Anos mais tarde, Soares lembraria a Maria João Avillez que o comício daquele primeiro 1.º de Maio, onde esteve com Álvaro Cunhal, o “desagradou profundamente”. O problema inicial foi com a coreografia. Ao chegar ao palco, o líder do PS foi informado da ordem dos discursos e percebeu que “seria o penúltimo a falar e Cunhal encerraria o comício”. Desconfiado, perguntou aos elementos da CGTP encarregues da organização qual o motivo para aquela decisão que favorecia o líder comunista. A resposta foi sonsa e descarada ao mesmo tempo: a deferência para com o secretário-geral do PCP justificava-se pelo facto de Cunhal “ser o mais velho”. O segundo problema de Soares foi com uma artimanha. Ao discursar, “sem ler e com emoção”, o socialista “empolgou” os manifestantes. Perante aquela reação, os sindicalistas do PCP puseram a tocar o hino nacional, “para cortar os aplausos”. O terceiro problema foi com o discurso de Cunhal. O líder comunista falou colocando-se “entre um marinheiro e um soldado”, “com ressonâncias subliminares de Petrogrado em 1917”. Eram vários sinais ao mesmo tempo. Depois de tudo aquilo, Mário Soares percebeu que precisaria de ficar alerta: “As coisas começaram a parecer-me menos claras do que julgara”.

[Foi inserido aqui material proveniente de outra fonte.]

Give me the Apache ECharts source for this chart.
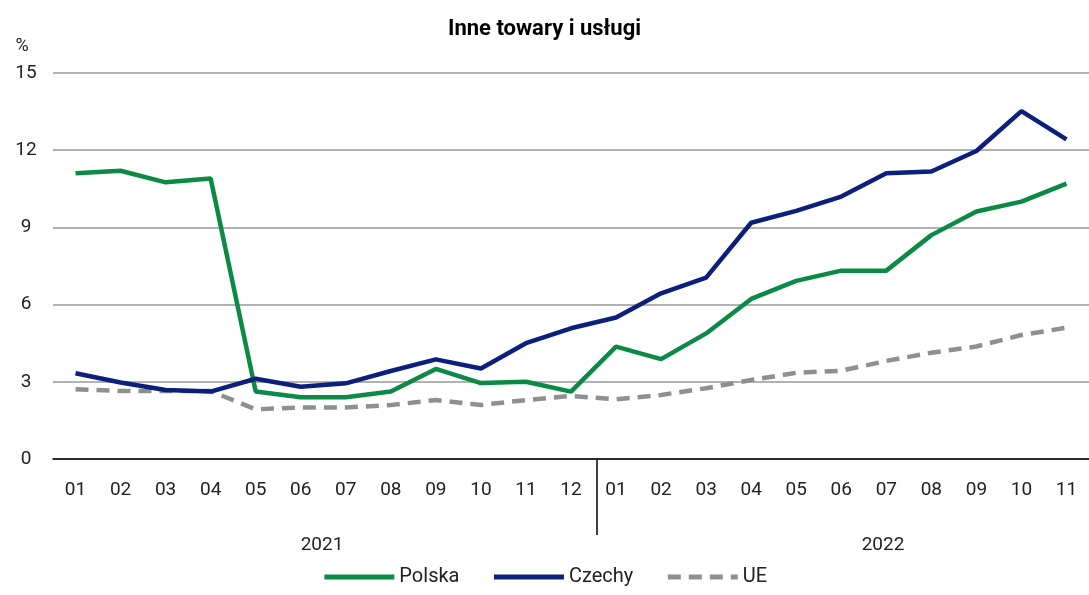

Na realidade, “as coisas” eram já claríssimas. Nestes 50 anos do 25 de Abril, só o comunista Domingos Abrantes falou com sinceridade sobre aquele dia. Esta semana, ao Diário de Notícias, explicou que o 1.º de Maio de 1974 foi “o momento em que as massas populares entraram em ação como atores da revolução” e que “foi a partir da ação gigantesca das massas populares que se iniciou o processo revolucionário, que depois vai impor enormes transformações”.

Além de Mário Soares, houve outras pessoas a perceberem tudo. Em Coimbra, o social-democrata Barbosa de Melo participou no cortejo do Dia do Trabalhador na Baixa de Coimbra e ficou preocupado ao ver apenas bandeiras do PCP. Não conseguiu dormir e de manhã cedo disse à mulher que deviam fugir enquanto era tempo: “Recuso-me a viver num regime comunista. Sei o que acontece depois de eles tomarem o poder: já não sai ninguém”.

Depois de pensar melhor, Barbosa de Melo não fugiu — ficou no PSD. E, depois do que viu no estádio do INATEL, Mário Soares não se amedrontou — enfrentou Cunhal. Para ambos, tornara-se evidente que, no 1.º de Maio de 1974, o PCP já estava a preparar a tomada do poder. E, para usar uma frase que surgiria bem mais tarde, decidiram que não precisavam de uma boleia, precisavam de munições políticas para impedir o golpe dentro do golpe. Mas, nestes 50 anos do 25 de Abril, nada disso interessou: foi impossível resistir à tentação de usar fantasias para, primeiro, mitificar o passado e, depois, utilizar esse passado, devidamente recauchutado, nas lutas políticas do nosso dia a dia. Digam o que disserem, isso não é História — são histórias da Carochinha.